Posted 5/27/2016 8:08 PM (GMT -6)
I know, I said no bad news, but.. bad news, guys! Those buttholes didn't have either of the rides that I wanted to go on! I had to settle for the scrambler. What's worse, at least in her opinion, is that they didn't even have any funnel cakes that my grandma sent me on a mission to get.
No spinny swings, no tilt-a-whirl, and no funnel cakes. That's just not right. This is America, isn't it?
Still, it was fun, lots of nostalgia. Besides, the "good" carnival comes to town on the 4th of July, so I'll have my swings yet.
Anyway.. my real treat for the day, coming to back find so many wonderful responses, pieces of your lives shared.
Girlie - I'm jealous. I imagine the city and scenery were beautiful, and all of those animals are cuties. Though, I've heard that kangaroos can get a little pushy. I feel like I'd wanna go up and hug one, which probably wouldn't turn out so well. An alpaca though. Heck yes!
Trav - :).. thanks, and your time away was well deserved. I wish it wouldn't have taken its toll on you, but at least you managed to enjoy yourself with the family. As for the recovery, we'll make it yet.
Pete - I'm ready to retire now! Ugh! I'm just getting started though. But, soon enough, I hope! Life goes by like that. I know the feeling btw. There have been days, the weather's nice, with clear, bright, blue skies, or nights where the clouds drape the moon just right.. despite all my troubles, I realize how lucky I am to be able to witness such things. I wonder if this is what other people go through as they age..? Healthy, "normal" folk. Appreciation for the things some others just pass by. I guess it just takes a certain frame of mind though. Admittedly, some days, I'll just be like.. oh.. a sky, oh.. a sunset. I get what you mean though. We are so small, such little presence in the world. Here today, gone tomorrow. Hard to believe I'll be a quarter century old this January. Is why I'm just doing my best to be something, somehow. Be happy. So little time.

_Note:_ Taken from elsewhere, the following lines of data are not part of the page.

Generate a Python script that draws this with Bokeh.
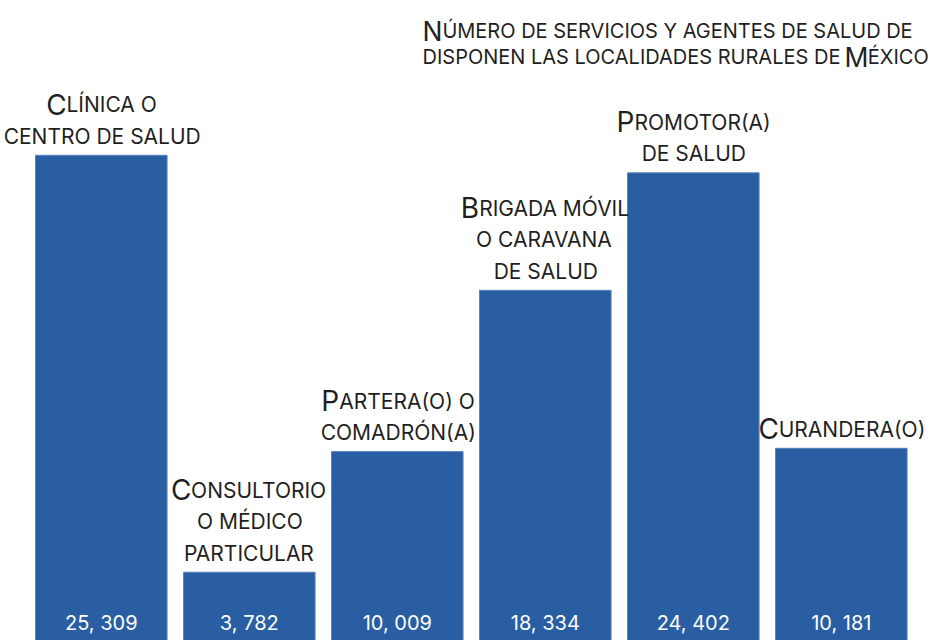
import unicodedata
from bokeh.plotting import figure
from bokeh.models import ColumnDataSource, Range1d, Label
from bokeh.embed import file_html
from bokeh.resources import INLINE
from bokeh.core.properties import value

# ---------------- data ----------------
categories = [
    "Clínica o\ncentro de salud",
    "Consultorio\no médico\nparticular",
    "Partera(o) o\ncomadrón(a)",
    "Brigada móvil\no caravana\nde salud",
    "Promotor(a)\nde salud",
    "Curandera(o)",
]
counts = [25309, 3782, 10009, 18334, 24402, 10181]
title_lines = [
    "Número de servicios y agentes de salud de",
    "disponen las localidades rurales de México",
]

# ---------------- style ----------------
FONT = "Inter"
BAR_COLOR = "#295ea3"
EDGE_COLOR = "#5a82bd"
TEXT_COLOR = "#1f1f1f"
SMALL, BIG = 21, 28          # small-caps sizes for category labels
T_SMALL, T_BIG = 20, 26.5    # small-caps sizes for title
GAP, LINE = 19, 31.5         # label gap above bar, line spacing (px)
NUM_SIZE = 20
WIDTH, HEIGHT = 933, 640

# approximate advance widths (em) used to lay out small caps runs
W = dict(A=.69, B=.66, C=.72, D=.72, E=.60, F=.58, G=.74, H=.75, I=.27, J=.55,
         K=.67, L=.55, M=.88, N=.75, O=.76, P=.64, Q=.76, R=.65, S=.64, T=.63,
         U=.73, V=.69, W=.98, X=.67, Y=.66, Z=.64)
W.update({" ": .27, "(": .34, ")": .34, ",": .27})


def base(ch):
    return unicodedata.normalize("NFD", ch)[0]


def text_width(t, size):
    return sum(W.get(base(c), .62) for c in t) * size


def sc_runs(line, big, small):
    runs = []
    for ch in line:
        size = big if ch.isupper() else small
        t = ch.upper()
        if runs and runs[-1][1] == size:
            runs[-1][0] += t
        else:
            runs.append([t, size])
    return runs


idx = list(range(len(categories)))

p = figure(width=WIDTH, height=HEIGHT, output_backend="svg", toolbar_location=None,
           x_range=Range1d(-0.681, 5.623), y_range=Range1d(258, 33299),
           x_axis_location=None, y_axis_location=None, min_border=0)
p.grid.visible = False
p.outline_line_color = None
p.background_fill_color = "white"
p.border_fill_color = "white"

bars = ColumnDataSource(dict(x=idx, top=counts))
p.vbar(x="x", top="top", bottom=0, width=0.889, source=bars,
       fill_color=BAR_COLOR, line_color=EDGE_COLOR, line_width=1)

# value labels inside bars
nums = ColumnDataSource(dict(x=idx, y=[1187] * len(counts),
                             t=[f"{v:,}".replace(",", ", ") for v in counts]))
p.text(x="x", y="y", text="t", source=nums, text_align="center",
       text_baseline="alphabetic", text_color="white",
       text_font=value(FONT), text_font_size=f"{NUM_SIZE}px")

# category labels (small caps)
rows = dict(x=[], y=[], xo=[], yo=[], text=[], size=[])
for i, cat in enumerate(categories):
    lines = cat.split("\n")
    n = len(lines)
    for j, line in enumerate(lines):
        runs = sc_runs(line, BIG, SMALL)
        total = sum(text_width(t, s) for t, s in runs)
        x0 = -total / 2
        for t, s in runs:
            rows["x"].append(i)
            rows["y"].append(counts[i])
            rows["xo"].append(x0)
            rows["yo"].append(-(GAP + (n - 1 - j) * LINE))
            rows["text"].append(t)
            rows["size"].append(f"{s}px")
            x0 += text_width(t, s)
lab = ColumnDataSource(rows)
p.text(x="x", y="y", text="text", x_offset="xo", y_offset="yo",
       text_font_size="size", source=lab, text_font=value(FONT),
       text_align="left", text_baseline="alphabetic", text_color=TEXT_COLOR)

# title (small caps), left aligned, screen units (y measured from bottom)
TX = 422
TY = [HEIGHT - 30, HEIGHT - 56.7]
for line, ty in zip(title_lines, TY):
    x = TX
    for t, s in sc_runs(line, T_BIG, T_SMALL):
        p.add_layout(Label(x=x, y=ty, x_units="screen", y_units="screen", text=t,
                           text_font=FONT, text_font_size=f"{s}px",
                           text_color=TEXT_COLOR, text_align="left",
                           text_baseline="alphabetic"))
        x += text_width(t, s)

open("out.html", "w").write(file_html(p, INLINE))
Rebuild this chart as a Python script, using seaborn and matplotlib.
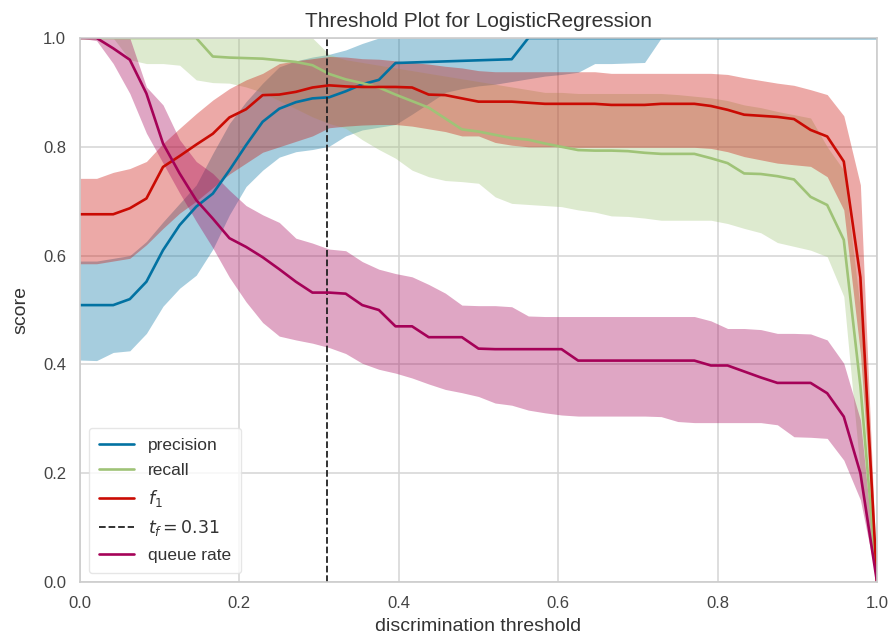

Krimpet, that is big, you said so yourself. There was a time, a couple years ago, where I didn't even leave the house.. ever. Weeks, months would go by. Then, I went to the store for my grandma one day. My sister was shocked. Like, Ton goes to the store? I do tons of regular people stuff now. Can't say it is because I have gotten much better, just that I force myself to override that part of being sick that makes you wanna curl up in your room and never come out. I know those feels, my friend. Push for the treatment that is gonna give you whatever it is inside that you need to feel like a regular person again, but at least try to put on an act in the meantime. It helps. You can't think right, can't talk right, you beat yourself up, but do it anyway, telling yourself, hey, I'm working on it. I don't know, I deal with this a lot. What is gonna alleviate is adequate treatment and eradication of the infections, but that is gonna take time, and I am tired of losing time to Lyme, which is why I have been really putting effort into trying to improve my life in more areas than just health. Hoping it doesn't backfire. Keep taking those baby steps though.. baby steps in your brand new shoes!
Denikeef - thank you, your contribution is appreciated. It reminds me of things that I did with my grandmother growing up, making Christmas cookies or tamales during the holidays. I used to have the recipes memorized! We made a Looney Tunes quilt together once as well. Your hubby is right, like I said, memories made. Some of these things will last forever, or at least lifetimes. I wish she could crochet though, I need a homemade cardigan (or is that knitting).
But, anyway, my real treat for the day was coming back to find such wonderful responses, pieces of your lives shared. Nothing I've been able to say in return has felt good enough. Though, maybe just providing the opportunity to share and be heard is sufficient? I think so. I might refrain from responding much in the future.
Like, sort of a you talk, everyone else listens sort of thing. A monthly post filled with everyone's little happy thoughts, feelings, experiences, etc. Yeah.
We'll find a nice formula.
Again, thanks for coming by, everyone! I am grateful for your company.